C’est donc bien à un mémoire qu’on a affaire : une somme, un dossier d’instruction, auquel ont été versées les pièces que l’auteur-juge a estimées propres et nécessaires à la manifestation de la vérité. Rêves et histoires sont au fond des reconstitutions, des tentatives pour accéder, par les biais les plus divers, à une réalité dont il s’agit de décrire les éléments aussi honnêtement que possible. C’est d’ailleurs cette quête de la vérité, ou de la véracité, qui sauve le livre. Servies par un dessin volontairement sommaire, parfois vivement coloré (surtout les rêves), parfois franchement gribouillé, J’ai le cerveau sens dessus dessous se tient soigneusement à l’écart de tout ce qui pourrait « faire joli » pour se concentrer sur une sorte d’impossible confession, d’une terrible impudeur, mais aussi d’un désarmant entêtement.
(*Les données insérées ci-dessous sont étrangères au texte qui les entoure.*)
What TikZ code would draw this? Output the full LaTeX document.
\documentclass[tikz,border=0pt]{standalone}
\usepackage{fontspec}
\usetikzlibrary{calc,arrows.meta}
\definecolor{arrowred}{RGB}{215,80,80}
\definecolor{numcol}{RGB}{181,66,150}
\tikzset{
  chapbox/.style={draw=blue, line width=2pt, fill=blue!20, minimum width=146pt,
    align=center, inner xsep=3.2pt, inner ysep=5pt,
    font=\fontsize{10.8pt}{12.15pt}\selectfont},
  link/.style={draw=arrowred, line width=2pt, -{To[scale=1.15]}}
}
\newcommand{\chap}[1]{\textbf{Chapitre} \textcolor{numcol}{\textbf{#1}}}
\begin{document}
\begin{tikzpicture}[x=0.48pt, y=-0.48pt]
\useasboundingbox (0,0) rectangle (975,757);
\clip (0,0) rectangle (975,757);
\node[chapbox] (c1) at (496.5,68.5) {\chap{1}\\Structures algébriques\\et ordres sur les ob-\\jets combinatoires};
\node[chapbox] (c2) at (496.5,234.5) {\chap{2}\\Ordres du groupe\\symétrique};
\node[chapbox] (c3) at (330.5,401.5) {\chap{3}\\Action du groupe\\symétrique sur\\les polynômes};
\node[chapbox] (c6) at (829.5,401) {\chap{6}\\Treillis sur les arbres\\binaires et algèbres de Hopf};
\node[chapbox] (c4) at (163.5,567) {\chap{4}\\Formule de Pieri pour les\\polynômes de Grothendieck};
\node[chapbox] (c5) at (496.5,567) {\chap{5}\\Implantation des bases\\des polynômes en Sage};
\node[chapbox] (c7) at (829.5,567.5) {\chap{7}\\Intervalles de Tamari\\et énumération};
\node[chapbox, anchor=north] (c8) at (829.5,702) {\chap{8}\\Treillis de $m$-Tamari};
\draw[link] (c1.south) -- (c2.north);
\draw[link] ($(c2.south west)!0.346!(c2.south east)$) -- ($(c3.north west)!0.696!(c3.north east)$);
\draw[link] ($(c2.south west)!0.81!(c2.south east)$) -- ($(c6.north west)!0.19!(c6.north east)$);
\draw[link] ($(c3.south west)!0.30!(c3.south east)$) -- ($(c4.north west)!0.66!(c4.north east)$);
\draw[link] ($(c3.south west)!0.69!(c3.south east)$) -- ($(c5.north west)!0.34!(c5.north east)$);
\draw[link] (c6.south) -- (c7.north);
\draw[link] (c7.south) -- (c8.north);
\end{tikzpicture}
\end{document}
On finit même par se demander quelle urgence pousse l’auteur à se recenser et à s’expliquer si minutieusement. On ne parvient pas à répondre. L’urgence, en tout cas, n’est pas partagée. Il m’a fallu huit jours, et une douzaine d’essais poussifs, pour traverser ce livre parfois étourdissant, et ses planches découpées en un gaufrier décourageant. Depuis les premières confessions de Joe Matt, personne n’avait produit avec cette maniaquerie et cette totale absence de pitié pour les yeux du lecteur une telle auto-dissection étalée en dizaines de minuscules cases blanches sur fond noir.
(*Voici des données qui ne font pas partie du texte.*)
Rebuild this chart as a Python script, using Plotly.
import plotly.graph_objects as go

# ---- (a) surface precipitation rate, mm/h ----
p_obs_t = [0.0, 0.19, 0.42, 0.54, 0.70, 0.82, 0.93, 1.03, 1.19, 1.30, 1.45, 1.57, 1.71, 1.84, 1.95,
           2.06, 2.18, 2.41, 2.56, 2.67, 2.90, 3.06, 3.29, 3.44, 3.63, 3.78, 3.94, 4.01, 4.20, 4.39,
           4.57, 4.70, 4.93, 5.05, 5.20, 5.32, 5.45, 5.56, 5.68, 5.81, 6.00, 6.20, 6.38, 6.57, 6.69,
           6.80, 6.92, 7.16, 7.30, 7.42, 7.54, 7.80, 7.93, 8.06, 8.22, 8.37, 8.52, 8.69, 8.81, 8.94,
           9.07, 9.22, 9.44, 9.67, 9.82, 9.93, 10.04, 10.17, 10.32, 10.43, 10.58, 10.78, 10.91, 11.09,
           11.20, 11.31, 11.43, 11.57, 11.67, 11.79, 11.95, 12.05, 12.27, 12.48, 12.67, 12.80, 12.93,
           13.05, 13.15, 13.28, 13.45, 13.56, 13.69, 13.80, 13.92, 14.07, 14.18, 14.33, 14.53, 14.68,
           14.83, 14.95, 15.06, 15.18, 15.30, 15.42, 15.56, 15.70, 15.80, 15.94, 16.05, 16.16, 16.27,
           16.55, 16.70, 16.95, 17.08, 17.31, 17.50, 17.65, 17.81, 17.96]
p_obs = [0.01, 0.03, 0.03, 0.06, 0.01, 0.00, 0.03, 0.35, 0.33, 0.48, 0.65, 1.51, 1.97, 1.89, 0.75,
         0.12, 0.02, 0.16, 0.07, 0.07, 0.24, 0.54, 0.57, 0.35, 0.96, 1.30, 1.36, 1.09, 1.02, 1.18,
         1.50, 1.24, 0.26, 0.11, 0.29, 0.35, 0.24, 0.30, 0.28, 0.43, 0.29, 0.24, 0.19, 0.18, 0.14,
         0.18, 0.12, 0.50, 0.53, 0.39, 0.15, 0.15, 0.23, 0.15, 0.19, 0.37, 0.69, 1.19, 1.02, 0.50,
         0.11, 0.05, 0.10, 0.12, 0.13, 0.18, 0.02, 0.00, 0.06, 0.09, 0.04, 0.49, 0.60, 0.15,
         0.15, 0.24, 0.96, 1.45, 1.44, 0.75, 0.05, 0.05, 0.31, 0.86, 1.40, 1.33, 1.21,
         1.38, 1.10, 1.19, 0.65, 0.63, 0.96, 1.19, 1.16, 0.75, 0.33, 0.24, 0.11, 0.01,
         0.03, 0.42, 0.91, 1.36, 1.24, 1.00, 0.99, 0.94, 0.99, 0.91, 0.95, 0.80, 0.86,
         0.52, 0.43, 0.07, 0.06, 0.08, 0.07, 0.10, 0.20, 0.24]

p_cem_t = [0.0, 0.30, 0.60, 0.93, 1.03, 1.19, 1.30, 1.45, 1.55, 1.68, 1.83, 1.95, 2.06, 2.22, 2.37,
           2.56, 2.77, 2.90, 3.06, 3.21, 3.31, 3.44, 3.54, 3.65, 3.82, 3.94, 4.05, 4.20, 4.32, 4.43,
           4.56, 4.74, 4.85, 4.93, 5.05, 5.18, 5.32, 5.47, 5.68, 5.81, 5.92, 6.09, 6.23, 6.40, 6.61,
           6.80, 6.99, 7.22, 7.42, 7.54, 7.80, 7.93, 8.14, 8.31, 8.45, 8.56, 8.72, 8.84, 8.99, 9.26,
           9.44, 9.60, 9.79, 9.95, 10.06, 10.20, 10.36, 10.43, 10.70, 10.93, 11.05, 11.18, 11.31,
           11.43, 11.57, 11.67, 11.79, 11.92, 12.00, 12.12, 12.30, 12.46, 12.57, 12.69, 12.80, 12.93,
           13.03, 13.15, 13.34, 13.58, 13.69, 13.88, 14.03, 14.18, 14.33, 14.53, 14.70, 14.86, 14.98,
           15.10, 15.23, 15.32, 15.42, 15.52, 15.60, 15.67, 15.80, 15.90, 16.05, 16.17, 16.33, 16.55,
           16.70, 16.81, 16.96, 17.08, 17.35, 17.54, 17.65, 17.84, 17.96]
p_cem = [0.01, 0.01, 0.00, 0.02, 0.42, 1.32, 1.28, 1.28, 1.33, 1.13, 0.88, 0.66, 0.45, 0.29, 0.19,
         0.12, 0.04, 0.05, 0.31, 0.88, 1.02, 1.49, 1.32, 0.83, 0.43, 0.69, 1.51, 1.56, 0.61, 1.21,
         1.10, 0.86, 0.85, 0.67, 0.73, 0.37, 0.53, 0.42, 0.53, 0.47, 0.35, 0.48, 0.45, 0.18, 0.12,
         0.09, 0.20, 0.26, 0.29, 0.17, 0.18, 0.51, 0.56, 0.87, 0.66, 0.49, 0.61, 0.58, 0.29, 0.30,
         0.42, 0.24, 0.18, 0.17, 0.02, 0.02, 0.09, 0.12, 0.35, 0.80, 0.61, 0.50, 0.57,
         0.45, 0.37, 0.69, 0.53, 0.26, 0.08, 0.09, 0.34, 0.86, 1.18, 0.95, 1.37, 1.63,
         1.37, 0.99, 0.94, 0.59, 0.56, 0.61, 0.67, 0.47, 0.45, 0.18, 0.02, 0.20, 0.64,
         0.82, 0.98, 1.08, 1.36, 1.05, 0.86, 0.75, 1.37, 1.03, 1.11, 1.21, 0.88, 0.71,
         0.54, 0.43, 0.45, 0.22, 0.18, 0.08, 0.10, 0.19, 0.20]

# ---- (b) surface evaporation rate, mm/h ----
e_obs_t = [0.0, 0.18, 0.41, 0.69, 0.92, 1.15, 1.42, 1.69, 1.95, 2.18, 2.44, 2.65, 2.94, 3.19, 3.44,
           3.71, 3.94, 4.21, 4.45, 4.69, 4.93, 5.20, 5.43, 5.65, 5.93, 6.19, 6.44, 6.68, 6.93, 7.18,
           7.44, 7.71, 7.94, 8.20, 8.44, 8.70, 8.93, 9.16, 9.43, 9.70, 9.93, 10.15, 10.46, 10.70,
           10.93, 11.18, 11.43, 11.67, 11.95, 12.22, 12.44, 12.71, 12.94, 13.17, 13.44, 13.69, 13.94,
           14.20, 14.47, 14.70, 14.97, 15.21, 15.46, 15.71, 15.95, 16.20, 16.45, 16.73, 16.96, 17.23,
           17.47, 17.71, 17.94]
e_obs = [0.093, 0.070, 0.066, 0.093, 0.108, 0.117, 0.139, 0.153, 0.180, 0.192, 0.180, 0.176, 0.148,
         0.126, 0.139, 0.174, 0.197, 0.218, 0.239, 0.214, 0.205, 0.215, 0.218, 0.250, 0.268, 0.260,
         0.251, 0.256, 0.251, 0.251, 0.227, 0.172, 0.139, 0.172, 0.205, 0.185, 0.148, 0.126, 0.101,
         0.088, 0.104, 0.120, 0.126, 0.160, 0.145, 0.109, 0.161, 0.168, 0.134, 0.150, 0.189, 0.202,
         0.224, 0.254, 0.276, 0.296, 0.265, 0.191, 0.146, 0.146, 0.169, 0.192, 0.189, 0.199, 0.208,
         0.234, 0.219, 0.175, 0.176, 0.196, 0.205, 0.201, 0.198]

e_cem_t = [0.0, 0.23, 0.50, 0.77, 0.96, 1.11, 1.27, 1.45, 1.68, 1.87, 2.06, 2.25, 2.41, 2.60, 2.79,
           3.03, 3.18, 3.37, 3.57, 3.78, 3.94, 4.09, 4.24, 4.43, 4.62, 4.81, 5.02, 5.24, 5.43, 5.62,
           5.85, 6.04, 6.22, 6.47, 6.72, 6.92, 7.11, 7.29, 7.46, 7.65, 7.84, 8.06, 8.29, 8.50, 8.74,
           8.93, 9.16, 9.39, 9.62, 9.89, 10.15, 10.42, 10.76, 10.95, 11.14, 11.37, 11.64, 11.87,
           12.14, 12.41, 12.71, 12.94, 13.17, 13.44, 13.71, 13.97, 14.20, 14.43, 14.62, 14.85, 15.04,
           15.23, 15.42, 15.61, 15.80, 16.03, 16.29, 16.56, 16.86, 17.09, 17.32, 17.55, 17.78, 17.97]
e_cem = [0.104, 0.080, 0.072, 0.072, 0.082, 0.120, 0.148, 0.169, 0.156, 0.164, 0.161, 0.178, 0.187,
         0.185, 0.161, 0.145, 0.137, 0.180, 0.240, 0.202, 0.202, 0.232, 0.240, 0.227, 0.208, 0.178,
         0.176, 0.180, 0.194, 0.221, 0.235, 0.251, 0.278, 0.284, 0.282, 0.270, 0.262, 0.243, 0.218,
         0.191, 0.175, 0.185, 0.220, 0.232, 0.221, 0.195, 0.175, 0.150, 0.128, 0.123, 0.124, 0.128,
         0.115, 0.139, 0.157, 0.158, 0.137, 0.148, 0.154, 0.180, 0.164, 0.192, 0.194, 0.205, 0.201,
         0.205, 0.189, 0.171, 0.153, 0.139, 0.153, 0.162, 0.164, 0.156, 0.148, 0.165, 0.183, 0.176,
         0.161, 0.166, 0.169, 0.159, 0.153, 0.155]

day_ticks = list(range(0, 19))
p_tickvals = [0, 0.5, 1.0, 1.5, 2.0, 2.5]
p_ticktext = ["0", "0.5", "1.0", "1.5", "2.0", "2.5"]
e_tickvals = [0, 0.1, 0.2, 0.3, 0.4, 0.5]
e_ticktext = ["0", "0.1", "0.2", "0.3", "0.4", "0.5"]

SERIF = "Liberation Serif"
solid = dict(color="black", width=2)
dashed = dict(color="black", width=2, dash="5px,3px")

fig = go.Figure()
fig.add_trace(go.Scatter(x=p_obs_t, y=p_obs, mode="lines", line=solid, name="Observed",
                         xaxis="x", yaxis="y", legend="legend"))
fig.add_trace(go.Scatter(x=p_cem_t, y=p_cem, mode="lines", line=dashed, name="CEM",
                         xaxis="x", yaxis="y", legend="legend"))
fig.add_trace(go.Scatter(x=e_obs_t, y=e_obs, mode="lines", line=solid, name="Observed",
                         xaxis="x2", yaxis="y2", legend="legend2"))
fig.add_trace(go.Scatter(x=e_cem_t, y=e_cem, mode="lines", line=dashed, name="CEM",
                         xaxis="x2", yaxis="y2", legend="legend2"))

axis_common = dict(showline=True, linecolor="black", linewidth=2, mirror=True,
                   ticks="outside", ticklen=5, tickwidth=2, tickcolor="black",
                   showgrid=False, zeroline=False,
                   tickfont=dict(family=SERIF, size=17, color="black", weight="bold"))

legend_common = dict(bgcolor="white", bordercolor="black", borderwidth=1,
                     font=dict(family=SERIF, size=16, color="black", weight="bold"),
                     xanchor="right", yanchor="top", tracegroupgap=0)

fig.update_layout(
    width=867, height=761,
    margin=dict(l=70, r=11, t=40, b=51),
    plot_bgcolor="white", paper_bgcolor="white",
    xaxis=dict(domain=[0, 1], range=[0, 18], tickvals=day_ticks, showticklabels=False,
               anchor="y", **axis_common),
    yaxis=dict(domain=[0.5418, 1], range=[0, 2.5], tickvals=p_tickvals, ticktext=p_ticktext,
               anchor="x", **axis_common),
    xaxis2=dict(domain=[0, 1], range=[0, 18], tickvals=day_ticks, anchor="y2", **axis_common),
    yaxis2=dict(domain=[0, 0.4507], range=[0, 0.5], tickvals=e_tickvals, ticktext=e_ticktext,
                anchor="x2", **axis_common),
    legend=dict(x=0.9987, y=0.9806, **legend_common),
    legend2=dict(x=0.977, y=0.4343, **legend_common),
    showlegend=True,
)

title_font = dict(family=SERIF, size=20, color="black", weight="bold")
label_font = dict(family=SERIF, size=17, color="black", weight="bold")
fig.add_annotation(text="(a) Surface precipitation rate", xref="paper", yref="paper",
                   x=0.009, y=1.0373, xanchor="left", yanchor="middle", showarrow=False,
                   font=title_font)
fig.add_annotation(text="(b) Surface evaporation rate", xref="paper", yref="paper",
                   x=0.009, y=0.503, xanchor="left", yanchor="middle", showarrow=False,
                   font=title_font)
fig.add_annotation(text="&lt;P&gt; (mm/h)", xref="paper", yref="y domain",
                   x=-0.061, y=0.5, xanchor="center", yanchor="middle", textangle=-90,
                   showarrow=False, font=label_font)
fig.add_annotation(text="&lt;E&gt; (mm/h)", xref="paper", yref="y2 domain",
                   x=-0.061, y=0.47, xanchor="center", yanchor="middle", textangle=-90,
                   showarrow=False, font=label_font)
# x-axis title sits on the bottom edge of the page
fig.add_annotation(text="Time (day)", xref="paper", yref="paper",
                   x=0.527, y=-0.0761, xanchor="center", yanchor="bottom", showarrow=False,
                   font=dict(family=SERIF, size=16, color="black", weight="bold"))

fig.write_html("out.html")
On referme le livre avec un certain soulagement, un peu d’écoeurement aussi devant cette mise à nu qui, finalement, ne mène nulle part. On a même le sentiment d’avoir dépensé, à se frotter d’aussi près à l’existence la plus intime de ce jeune homme qu’on ne connaît pas, un temps disproportionné. Pourtant, il y a quelque chose dans ces pièces à conviction. Pas les rêves eux-mêmes, génériques à force de symbolisme, qu’on traverse sans s’y arrêter, et qui ne disent rien dont on se souvienne encore trois pages plus loin. Mais les histoires, en revanche, ont une force propre qui ne frappe qu’a posteriori. Elles sont animées par la tentative désespérée, vitale, pour parvenir à un récit honnête, et cette honnêteté dépasse parfois l’autopsie malsaine et répétitive (dans laquelle tombe souvent l’histoire sexuelle) ou la fragmentation brouillonne (que n’évitent pas les deux séquences historiques consacrées au père et à la mère) pour atteindre une forme de témoignage touchant. C’est tout particulièrement le cas de « l’histoire raciale » et de « l’histoire familiale », qui chacune à leur manière parviennent à imposer un rythme, et une musique propre.
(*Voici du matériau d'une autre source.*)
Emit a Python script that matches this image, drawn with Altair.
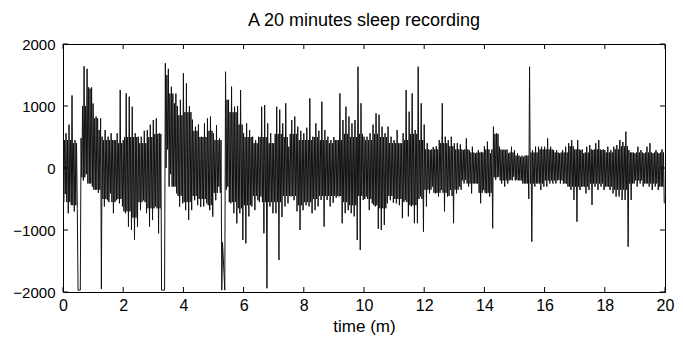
import altair as alt
import pandas as pd

# Peak excursions of the recording, read every 0.1 minute
upper = [
    500, 560, 700, 1170, 450, -1970, 480, 1640, 1600, 1280,
    1040, 830, 613, 505, 613, 505, 560, 450, 560, 1258,
    450, 1204, 1150, 989, 560, 505, 505, 600, 613, 700,
    774, 800, 560, -1970, 1690, 1600, 1310, 1043, 1000, 1100,
    1527, 1365, 1000, 780, 667, 700, 505, 720, 800, 830,
    560, 690, 480, -1200, 1553, 1100, 1312, 989, 1000, 1258,
    560, 720, 613, 505, 450, 505, 989, 1016, 720, 560,
    400, 989, 940, 720, 1043, 344, 774, 830, 667, 600,
    559, 650, 1123, 505, 720, 600, 1070, 613, 505, 450,
    500, 450, 1204, 774, 989, 830, 720, 774, 1634, 1043,
    505, 505, 560, 700, 882, 860, 667, 560, 667, 505,
    450, 613, 400, 560, 1258, 909, 1204, 613, 1634, 1043,
    700, 400, 290, 340, 350, 450, 1043, 505, 450, 505,
    400, 400, 380, 290, 478, 290, 344, 237, 290, 260,
    350, 425, 237, 667, 559, 344, 290, 290, 237, 344,
    290, 237, 180, 180, 200, 1634, 290, 344, 344, 344,
    344, 478, 344, 290, 290, 237, 290, 344, 400, 451,
    300, 451, 290, 237, 344, 370, 290, 400, 451, 290,
    290, 344, 290, 344, 370, 451, 420, 586, 290, 250,
    237, 344, 290, 237, 344, 400, 237, 290, 237, 300,
]

lower = [
    -420, -730, -600, -700, -650, -1970, -200, -100, -250, -300,
    -350, -400, -1950, -620, -520, -410, -730, -520, -570, -620,
    -730, -946, -1000, -1161, -950, -680, -520, -730, -946, -840,
    -620, -1054, -1970, -1970, 300, -100, -300, -410, -623, -570,
    -680, -838, -680, -520, -600, -630, -620, -570, -680, -785,
    -520, -300, -1970, -1970, -300, -570, -730, -892, -730, -1161,
    -1215, -780, -620, -680, -520, -460, -1054, -1940, -620, -730,
    -730, -1484, -790, -620, -570, -460, -520, -700, -1000, -680,
    -600, -620, -730, -680, -620, -516, -946, -516, -620, -560,
    -480, -460, -892, -730, -680, -730, -780, -1161, -1322, -516,
    -460, -680, -570, -620, -980, -1000, -920, -570, -520, -560,
    -570, -600, -810, -520, -780, -620, -890, -890, -460, -1027,
    -620, -410, -300, -410, -460, -355, -700, -460, -355, -890,
    -410, -300, -200, -193, -300, -410, -250, -250, -570, -355,
    -410, -460, -973, -190, -140, -250, -300, -250, -190, -140,
    -190, -200, -250, -250, -500, -1188, -300, -250, -355, -300,
    -300, -250, -250, -250, -193, -200, -250, -300, -355, -516,
    -866, -355, -300, -410, -355, -597, -300, -355, -300, -355,
    -300, -355, -410, -460, -460, -516, -516, -1269, -516, -250,
    -300, -250, -300, -250, -300, -355, -300, -355, -300, -570,
]

# Typical edges of the dense dark band, read every 0.25 minute
band_hi = [
    450, 400, 1000, 1300, 800, 450, 450, 400,
    500, 500, 400, 500, 550, 1500, 1200, 850,
    900, 600, 500, 600, 450, 1100, 900, 700,
    500, 400, 500, 400, 550, 500, 550, 450,
    450, 500, 450, 400, 450, 550, 500, 550,
    450, 550, 500, 400, 400, 450, 550, 450,
    300, 300, 400, 350, 300, 300, 250, 250,
    300, 550, 300, 250, 200, 200, 250, 300,
    300, 250, 250, 350, 300, 250, 300, 300,
    250, 300, 350, 250, 250, 250, 250, 250,
]
band_lo = [
    -550, -600, -150, -250, -350, -500, -550, -500,
    -700, -800, -550, -650, -650, 0, -300, -450,
    -550, -450, -500, -600, -400, -350, -550, -650,
    -600, -450, -550, -550, -550, -450, -450, -600,
    -550, -500, -450, -450, -450, -550, -600, -450,
    -500, -600, -650, -450, -500, -550, -600, -500,
    -350, -400, -400, -450, -350, -250, -250, -400,
    -400, -150, -200, -200, -200, -250, -250, -250,
    -200, -200, -250, -300, -300, -300, -250, -250,
    -300, -350, -350, -250, -200, -250, -250, -300,
]

x_ticks = [0, 2, 4, 6, 8, 10, 12, 14, 16, 18, 20]
y_ticks = [-2000, -1000, 0, 1000, 2000]

rows = []
for k in range(len(upper)):
    t = k / 10
    b = (k * 2) // 5
    rows.append({"t": t, "v": upper[k]})
    if upper[k] > -1000:
        rows.append({"t": t + 0.025, "v": band_lo[b]})
        rows.append({"t": t + 0.05, "v": band_hi[b]})
    rows.append({"t": t + 0.075, "v": lower[k]})
df = pd.DataFrame(rows)

W, H = 602, 248
FONT = "Liberation Sans"

xscale = alt.Scale(domain=[0, 20], nice=False, zero=False)
yscale = alt.Scale(domain=[-2000, 2000], nice=False, zero=False)

line = alt.Chart(df).mark_line(color="#111111", strokeWidth=1.0, clip=True).encode(
    x=alt.X("t:Q", scale=xscale, title="time (m)",
            axis=alt.Axis(values=x_ticks, ticks=False, domain=False, grid=False,
                          format="d",
                          labelFontSize=16, labelFont=FONT, labelColor="black",
                          labelPadding=5, titleFont=FONT, titleFontSize=17,
                          titleFontWeight="normal", titleColor="black", titlePadding=5,
                          labelFlush=False)),
    y=alt.Y("v:Q", scale=yscale, title=None,
            axis=alt.Axis(values=y_ticks, ticks=False, domain=False, grid=False,
                          format="d",
                          labelFontSize=15, labelFont=FONT, labelColor="black",
                          labelPadding=8, labelFlush=False)),
)

xt = pd.DataFrame({"t": x_ticks})
yt = pd.DataFrame({"v": y_ticks})

bottom_ticks = alt.Chart(xt).mark_rule(color="black", strokeWidth=1).encode(
    x=alt.X("t:Q", scale=xscale), y=alt.value(H), y2=alt.value(H - 5))
top_ticks = alt.Chart(xt).mark_rule(color="black", strokeWidth=1).encode(
    x=alt.X("t:Q", scale=xscale), y=alt.value(0), y2=alt.value(5))
left_ticks = alt.Chart(yt).mark_rule(color="black", strokeWidth=1).encode(
    y=alt.Y("v:Q", scale=yscale), x=alt.value(0), x2=alt.value(5))
right_ticks = alt.Chart(yt).mark_rule(color="black", strokeWidth=1).encode(
    y=alt.Y("v:Q", scale=yscale), x=alt.value(W), x2=alt.value(W - 5))

chart = alt.layer(line, bottom_ticks, top_ticks, left_ticks, right_ticks).properties(
    width=W, height=H,
    title=alt.TitleParams("A 20 minutes sleep recording", font=FONT, fontSize=18,
                          fontWeight="normal", color="black", offset=7),
    autosize=alt.AutoSizeParams(type="none"),
    padding={"left": 63, "top": 44, "right": 18, "bottom": 49},
).configure(background="white").configure_view(stroke="black", strokeWidth=1)

chart.save("out.html", embed_options={"renderer": "svg", "actions": False})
«Musique» est le terme le plus adapté à la séquence «histoire raciale». D’un côté, Heatley raconte par le menu ses rapports avec chaque noir (mais aussi chaque latino, chaque asiatique, etc.) qu’il a connu, détaillant chaque épisode dans son invraisemblable gaufrier géant, et disséquant jusqu’à la dernière miette ses propres impressions, aspirations et sentiments, même et surtout les moins nobles. Les personnages lilliputiens et schématiques finissent par tous se ressembler, et la consistance humaine des épisodes se détache comme une chair blette pour ne plus laisser que le squelette, le schéma technique des relations entre les personnages, saisies par les amitiés, les insultes, les malaises, les rencontres et les malentendus. D’un autre côté, le récit proprement dit est régulièrement interrompu par une vaste case souvent latérale, occupant même toute une planche en une occasion, qui propose une bande-son de la période considérée. De Thriller à De La Soul, du Wu-Tang Clan à A Tribe Called Quest, Heatley raconte ainsi, pour compléter l’histoire de ses relations avec les noirs, l’histoire de ses relations avec la musique noire, et tâche d’expliquer sa propre fascination. Par-delà le quadrillage hystérique de sa confession dessinée, cette alternance d’épisodes saccadés et de commentaires musicaux finit par produire une étrange image de l’époque, reflétée à même l’expérience indistincte d’un enfant puis d’un adolescent des années 80-90. Comme certains des titres qu’il cite, et qu’on n’apprécie qu’à la longue, quand l’honnêteté de la démarche perce à travers les schématismes et les redondances de la composition, le récit de Heatley laisse un souvenir plus profond qu’on ne s’y serait attendu.

La séquence «histoire familiale» est différente. En quelques planches quadrillées, sans gouttière entre les cases, où le gris est relevé par une courte palette du jaune au rouge, Heatley retrace son arbre généalogique, résumant chaque vie à une série d’épisodes dont les mariages et les naissances sont les plus stéréotypés. Ces vies disjointes convergent peu à peu vers la naissance de l’auteur lui-même, et l’histoire familiale se prolonge alors dans sa propre « vie familale » : son mariage, la naissance de sa fille, la mort de son grand-père, la naissance de son fils. Là encore, par-delà le mécanisme heurté du découpage et le schématisme approximatif du dessin, la séquence est touchante : elle met en scène une entreprise de «mise en ordre» de soi-même, une quête de cohérence et de continuité, qui appartient encore à la logique du «mémoire». Dans le vaste entrelacement des causes et des effets, il y a donc aussi la structure familiale, qui est une traversée possible des choses, une voie possible pour rendre intelligible les épisodes disparates et les choix hasardeux d’une vie. A elles seules, ces deux «histoires» sauvent tout le livre, et font de cette enquête étouffante une entreprise qui vaut qu’on s’y intéresse. Heatley est suffisamment fort, ou têtu, ou borné, pour que l’on finisse par négliger les dessins rudimentaires, les découpages en dents de scie et les répétitions impitoyables : on le suit alors dans sa mise en fiche inlassable de sa propre expérience, en se demandant avec lui s’il existe une manière satisfaisante de mettre en ordre tout ça, ou bien si nous sommes tous, définitivement, condamnés au fatras.

Notes

  1. L’édition française traduit bizarrement «a graphic memoir» par «un récit graphique».